Ingredients
- 1 ½ pounds boneless skinless chicken breasts
- 2 stalks of celery sliced
- 3 carrots peeled and diced
- 1 small onion chopped
- 9 cups chicken broth
- 1 chicken bouillon cube
- 1 teaspoon onion powder
- 1 teaspoon garlic powder
- 3 garlic cloves minced
- 4 tablespoons butter
- 1 cup uncooked rice
Instructions
- To your slow cooker add your chicken, celery, carrots, onion, chicken broth, bouillon cube, onion powder, garlic powder, garlic and butter.
- Cook on low for 5 hours or high for 3 hours until chicken is tender.
- Remove the chicken, shred and add it back to the slow cooker.
- Stir in the 1 cup of uncooked rice.
- Cover and cook another hour until rice is tender.
Nutrition
Notes
Pro Tips for the Best Slow Cooker Chicken and Rice Soup
- Low and slow beats fast every time: If your schedule allows it, always go with the LOW setting. Five to six hours on LOW gives the chicken more time to become genuinely tender and lets the broth develop more depth than the HIGH setting does.

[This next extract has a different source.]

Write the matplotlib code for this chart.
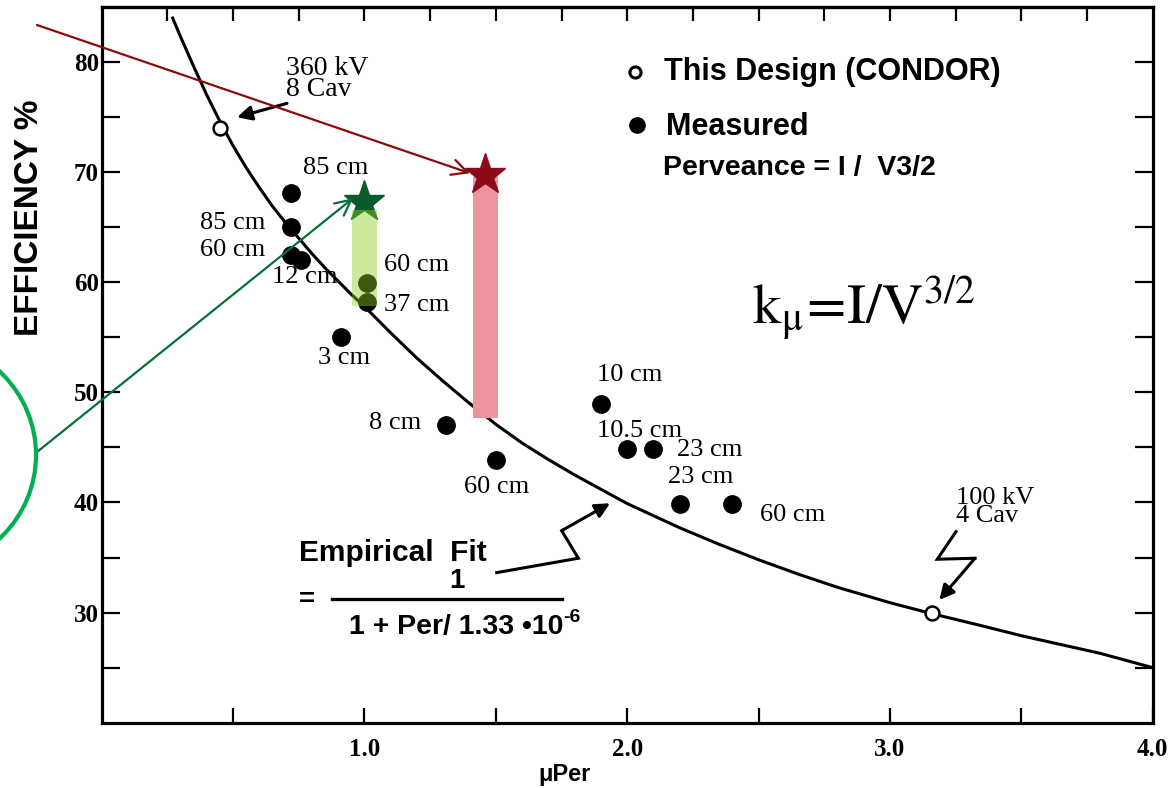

- Add fresh herbs at the end: A bay leaf added at the start adds background flavor, but fresh parsley, fresh dill, or a squeeze of lemon juice stirred in right before serving brightens the whole bowl. Dried herbs that cook for hours can taste flat by the time you serve.
- Don't oversalt too early: The bouillon cube and broth both contain sodium. Taste the soup after the rice has cooked and adjust then - you'll likely need less salt than you think.
- Store rice separately if freezing: Cooked rice in frozen soup turns mushy when thawed. If making this for the freezer, freeze the soup base without the rice and cook fresh rice when you reheat. Five extra minutes, completely different texture.
- Make it creamy: Stir in a cup of heavy cream or half-and-half in the last 20 minutes for a creamy chicken and rice soup version. A can of cream of chicken soup stirred in at the same time gives you an even thicker, creamier result.
- A splash of lemon at the end: A teaspoon or two of fresh lemon juice stirred in right before serving lifts the whole broth and makes every flavor taste brighter. One of those finishing moves that makes people ask what you did differently.